1897年、俳句雑誌『ほとゝぎす』が、郷里松山で友人の柳原極堂によって創刊されました。これは、子規の理想とする俳句を実現するための雑誌です。翌年、拠点を東京に移し、子規の協力で「ホトトギス」第一号が高浜虚子によって刊行され、現在もつづいています。
そして、「歌よみに与ふる書」を発表し、短歌の革新をはじめます。古典に息をふきこみ、いつの時代にも通用する、西洋の文学に負けない日本文学の礎をつくろうとしました。
1901年、体力がなくなってきた子規は、一度筆に含ませた墨で書き切れる長さの1行から20行までの文章を、随筆「墨汁一滴」と題して新聞「日本」に連載しはじめます。床に臥せた彼の目線で病を楽しみ、俳句や短歌、彼の暮らしや病状、社会批判や論評など様々なことを書きました。

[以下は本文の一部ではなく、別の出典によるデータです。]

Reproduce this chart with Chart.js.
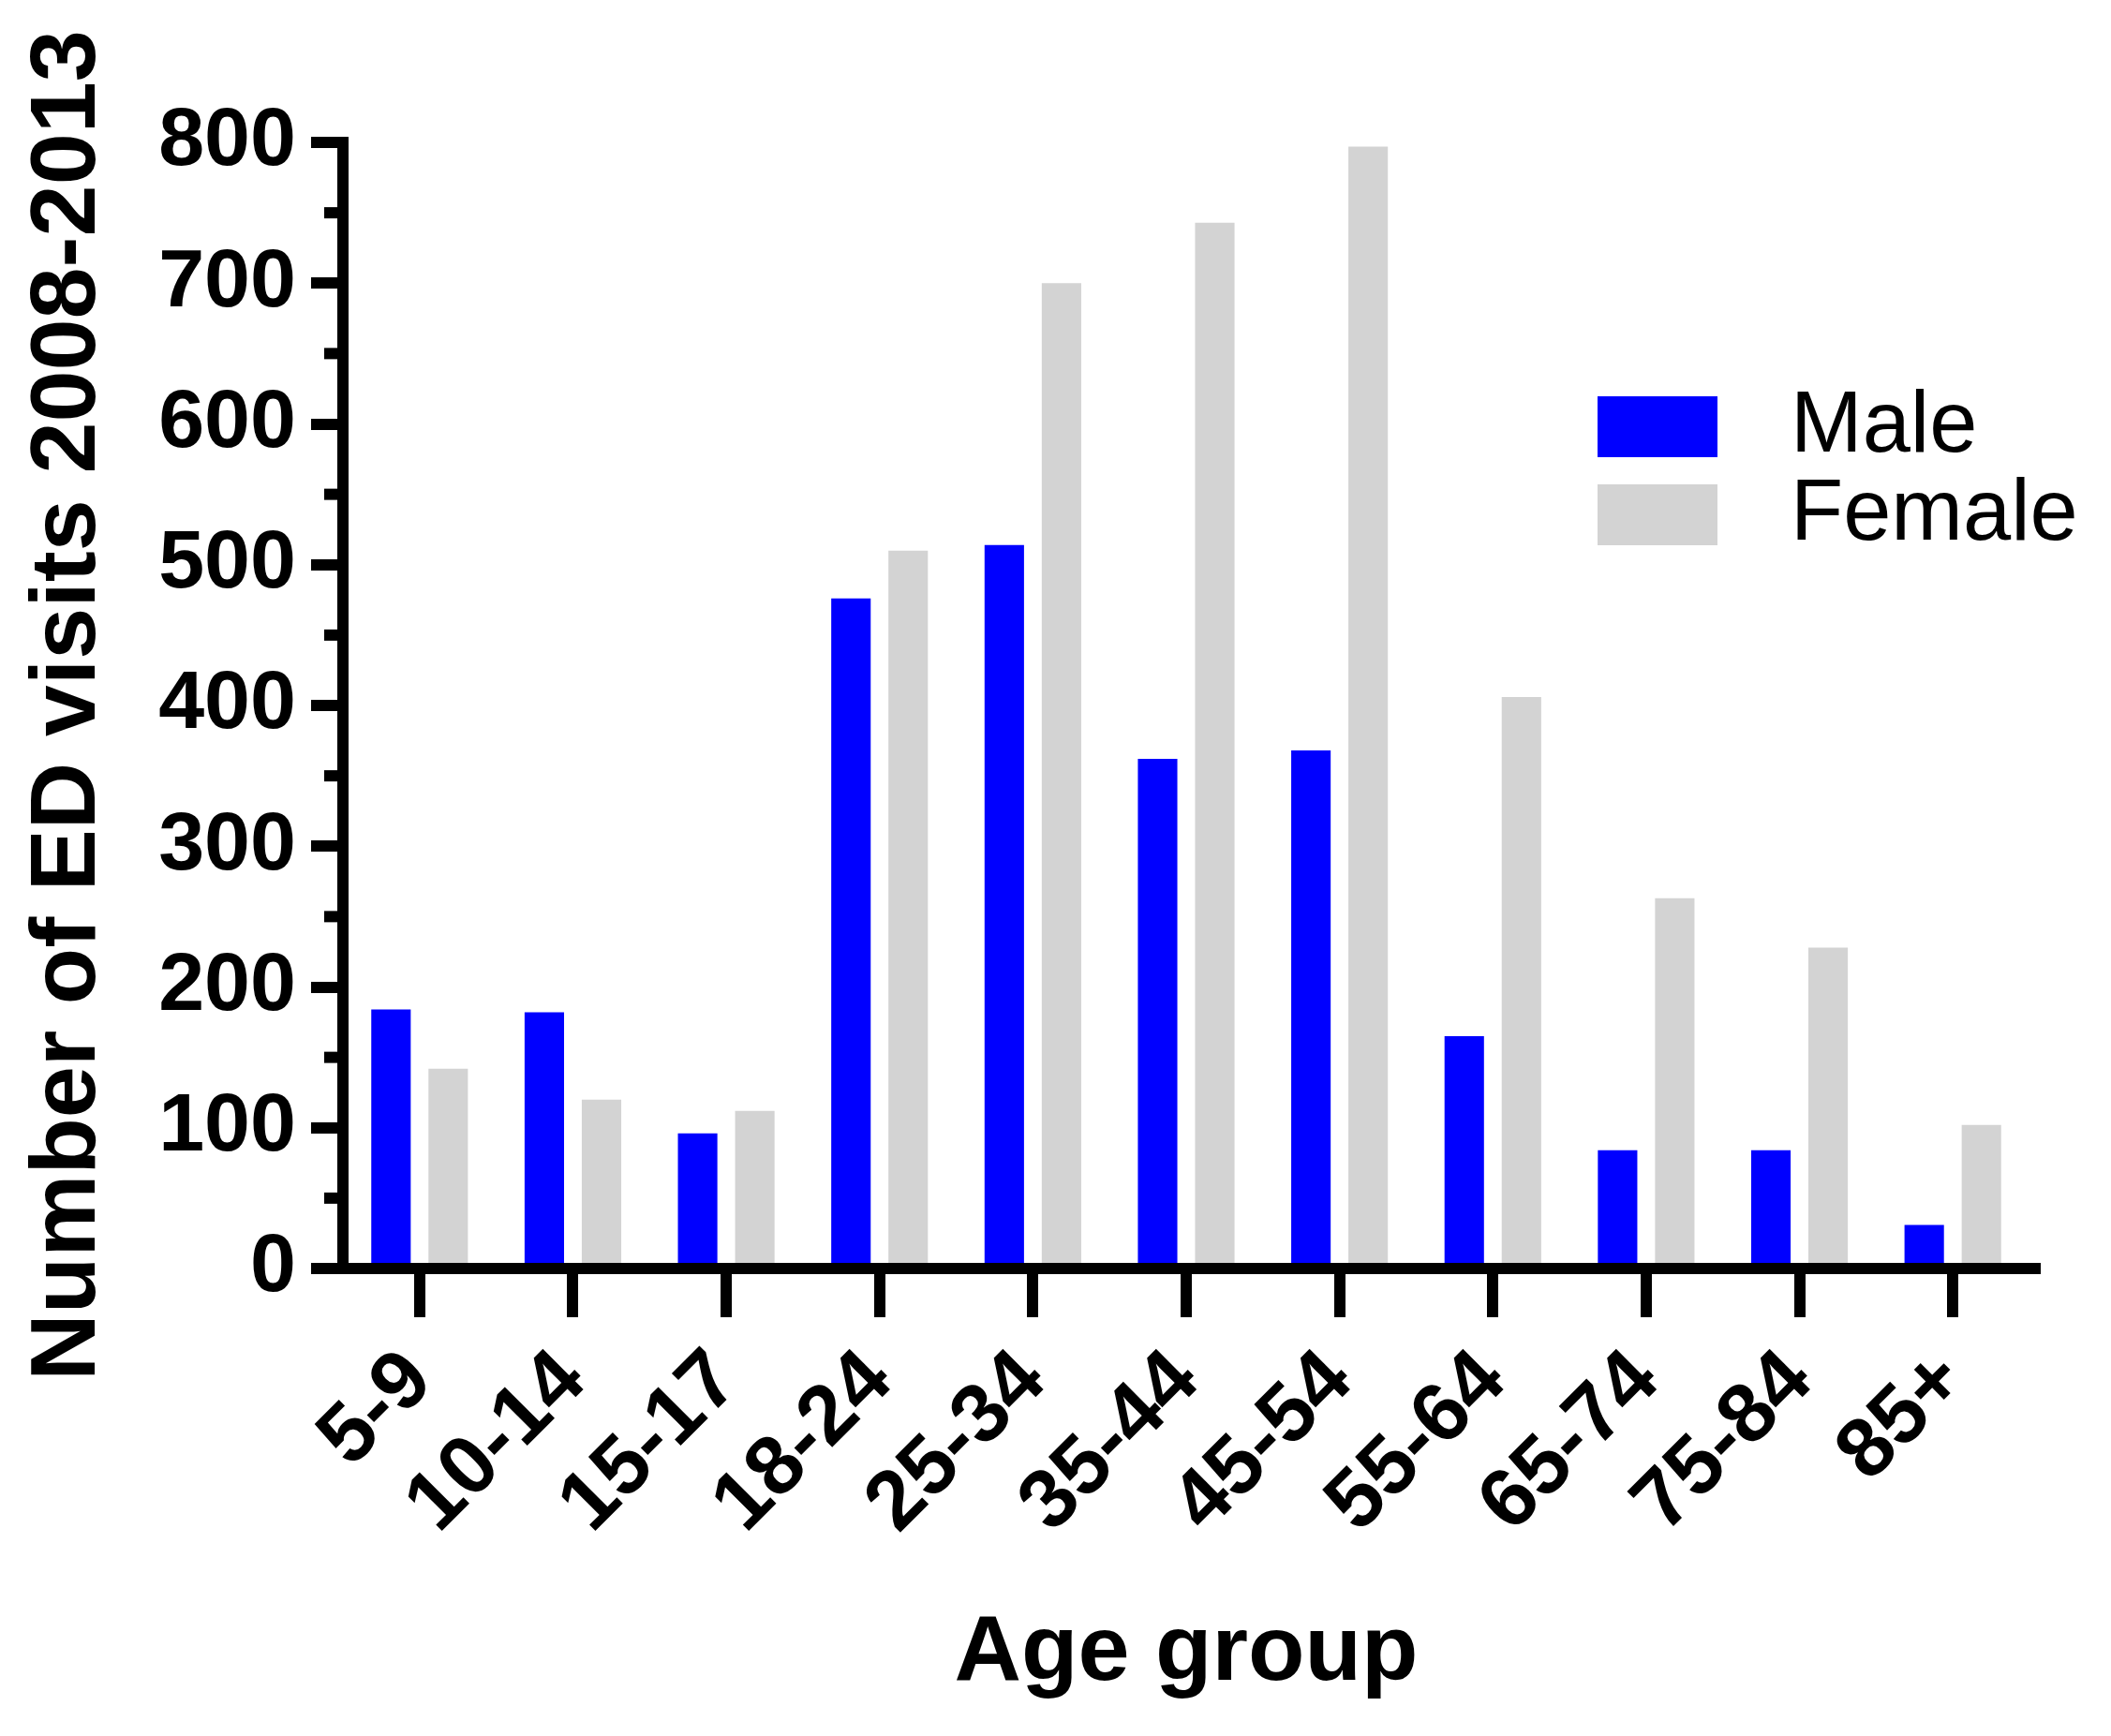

そして、病状が悪化してくると、個人的な日記「仰臥漫録(ぎょうがまんろく)」を書き始めます。闘病生活のなかで食べたもののスケッチや、出来事、会った人など、おおくのことを詳細に記録していきました。
1902年5月には、新聞「日本」に随筆「病牀六尺」を連載開始し、亡くなる2日前まで書き続けます。六尺の病床から見たものごとを、そのまま詳しく書いたことが、かえって壮烈な人生を懸命に生きる姿を浮き上がらせ、物事に深みをもたせることとなりました。
そして亡くなる前日、「糸瓜(へちま)咲て 痰のつまりし 仏かな」など「絶筆三句」を書きのこし、正岡子規は1902年9月19日、午前1時ごろ死去します。満34歳11カ月でした。
正岡子規の性格を物語るエピソード
ベースボールに熱中
子規は、ほかのスポーツには全く興味がありませんでしたが、ベースボールには大変関心をもち、夢中になってプレーしていました。まだアメリカからベースボールが入ってきて間もないころ、選手として活躍しています。
帰郷した際、地元のひとにベースボールを教えたり、新聞「日本」に試合方法やルールなどを詳しく解説し、用語を翻訳した記事を掲載したりしました。
例えばランナーを「走者」、バッターを「打者」、フライを「飛球」、デッドボールを「死球」などと訳し、これらは現在でも使用されています。
そして、ベースボールの詩歌を新聞「日本」にたびたび掲載しました。また未完ですが、おそらく日本初であろうベースボール小説も書いています。このようにして、子規は現在の野球の普及に貢献しました。
親友 夏目漱石との強い絆
夏目漱石とは親友の仲で、子規が重い病のなか会ったり、頻繁に手紙を交わしたりと、たびたび交流がありました。
たまたま松山に赴任していた漱石の下宿「愚陀仏庵」で、子規は結核の療養をしました。ここで、漱石と子規は50日あまりを、ともに暮らしています。そのときに、子規に俳句を添削してもらおうと、地元の俳句仲間が多く訪ねてきました。そして、漱石も一緒にみんなで句会をひらき、学びあったということです。
また、夏目漱石の「漱石」は、正岡子規の数あるペンネームのひとつでした。
子規が亡くなったあと、漱石は『吾輩ハ猫デアル』中編の序文で彼について書いたり、この小説のなかに登場させたりしています。
そして、俳句雑誌「ホトトギス」に子規についての文章を寄せていました。
死因
結核が進行して、脊椎カリエスを発症し、それが原因で1902年9月19日に34歳11か月で亡くなりました。彼が亡くなるまで過ごした住居は再建され、現在「子規庵」として公開されています。
まとめ
今回は、正岡子規の生涯についてご紹介しました。34年という短い人生のなかで、病とともにありながら、俳句、短歌、随筆、論評、新体詩、小説など様々なジャンルで、多くの作品を残した正岡子規。「写生」や「即時」という表現法をつかうなどして古典詩歌を新しくして広め、古今東西に通用する日本文学の礎を築き、庶民の手に俳句や短歌を戻しました。西洋からの新たな文学が入ってくるなかで、病床にありながら俳句の本質を変化させ、後世に残すことに貢献しました。子規の作品には親しみやすく、味わい深いものが数多くありますので、青空文庫などでこの機会に読んでみてはいかがでしょうか。